San Diego Teachers Union Ignores CA Financial Crisis

Like referees in a “professional” wrestling match, leaders of the San Diego Education Association are adept at ignoring problems that are obvious to everyone else.

The San Diego Unified School District is facing a $124 million deficit for the 2012-13 school year. Last month, officials announced plans to lay off 821 teachers – roughly 13.5 percent of the district’s overall teaching staff – and 348 additional employees before school starts in the fall.

Parents, school officials, and taxpayers see the layoff announcement as further proof that California’s second-largest school district is close to going bankrupt and being taken over by the state.

They are urging union members to re-open their contracts and make concessions to preserve jobs and to shield students from the chaos caused by insolvency.

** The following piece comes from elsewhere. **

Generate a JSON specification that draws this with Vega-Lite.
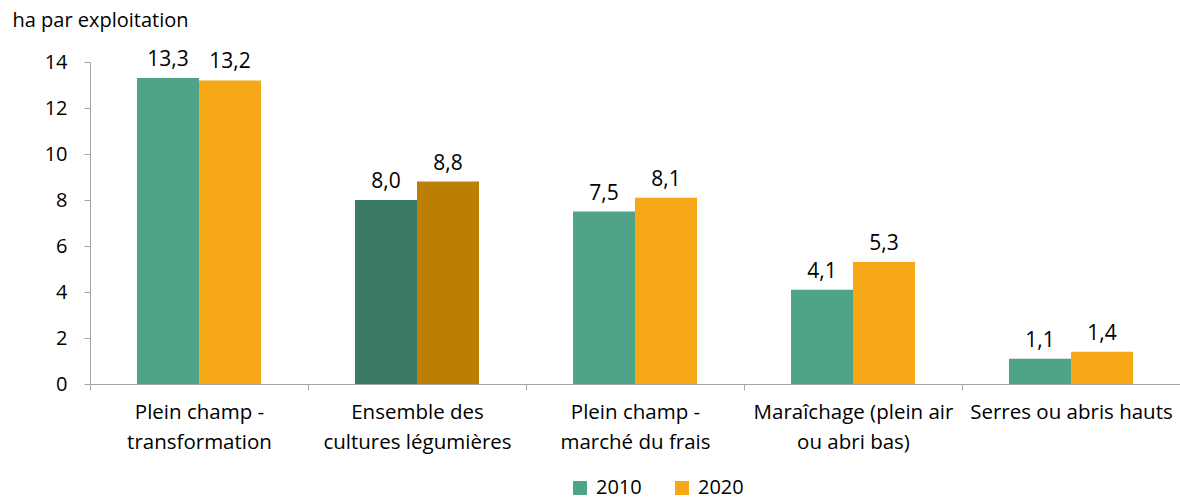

Shelli Kurth, director of San Diego United Parents for Education, summarized the district’s conundrum in a recent op-ed for the San Diego Union-Tribune.

“In closely watching the financial discussion, it seems we are faced with three imperfect options to choose from: layoffs, adjustments to the current collective bargaining contracts or doing nothing,” Kurth writes. “Layoffs would mean fewer teachers and staff, increased class sizes, busting up staff teams and a disproportionate burden on low-income schools.”

But the San Diego Education Association (the teachers union) remains unfazed. Not only does the union refuse to take any meaningful action to avert a financial crisis, its leaders still scoff at the suggestion that a crisis even exists.

In a recent letter to members, SDEA President Bill Freeman calls the district’s budget predictions “premature” and says the proposed layoffs are based on a worst-case scenario that “has never once happened since the layoff cycle began in 2008.”

“With the release of the 2012-2013 budget books … our district has launched its now annual cycle of budgeting from a projected worst-case scenario that historically has never come to pass,” Freeman writes. “The district has publicly stated that they are planning to issue layoff notices to more than 1,000 educators – just as they did last year, only to recall nearly every single layoff in order to open schools in the fall.”

Clearly, Freeman isn’t losing much sleep over the San Diego Unified School District’s nine-figure deficit.

But some of union’s rank-and-file members see Freeman’s attitude as cavalier and indifferent toward the 821 teachers whose jobs are hanging in the balance.

Two middle schools teachers, Erin Schumacher and Kaitlin Rosichan, explained their concerns in a recent letter to Freeman which was later published on VoiceOfSanDiego.org.

“With the recession lasting longer than expected when the contract was first negotiated with San Diego Unified (in 2010), we would like to see the union be willing to address employee concessions,” Schumacher and Rosichan write. .” .. Not only would this benefit the teachers currently at their sites working within their communities, but also the students whose learning will be most greatly affected.”

They also take aim at the practice of basing teacher layoffs on seniority, and argue it is the young teachers who pay the price of SDEA’s intransigent behavior.

“The current cycle of pink slips and layoffs for the new teachers has continued, will continue, until we are willing to work with each other as professionals,” writes Schumacher and Rosichan.

It all comes down to money

With growing criticism from the public and its own membership, why aren’t SDEA leaders being more cooperative in helping solve the district’s worsening budget problems?

As usual, it all comes down to money.

When the final year of SDEA’s current three-year contract kicks in this summer, union members will receive pay raises of 7.2 percent.

The first two years of their contract contained five fewer school days, which acted as a temporary wage reduction of 2.7 percent. Senior union members – those not affected by the potential layoffs – want that 7.2 percent raise, and are willing to risk the careers of their young colleagues to get it.

But saying that out loud would be terrible public relations for the union. So instead, SDEA leaders are pretending the budget problems don’t really exist.

They argue that state lawmakers will restore K-12 dollars by the time the budget gets voted on in June.

If lawmakers don’t deliver, SDEA leaders say California voters will certainly approve a tax hike which would funnel more money into the state’s public education system.

But even that might be wishful thinking, as there may be as many as three tax hike proposals competing on the statewide ballot next November.

As a recent Orange County Register editorial notes, ” … [S]everal initiatives on the same ballot could confuse voters and divide the pro-tax vote, resulting in none of them passing.”

If that happens, Gov. Jerry Brown has indicated he will proceed with plans to cut $4.8 billion from schools.

Should the worst-case scenario come to pass, the San Diego school district will need twice as many concessions from its school employee unions as it’s currently seeking, reports the Union-Tribune.

That would be disastrous for teachers and students alike. Nevertheless, Freeman and other union leaders are choosing to ignore the gathering storm clouds, believing that it never rains in southern California.

But like the old song says, sometimes “it pours.”

And when it does, it will be San Diego’s students and youngest teachers who will be left standing in the rain.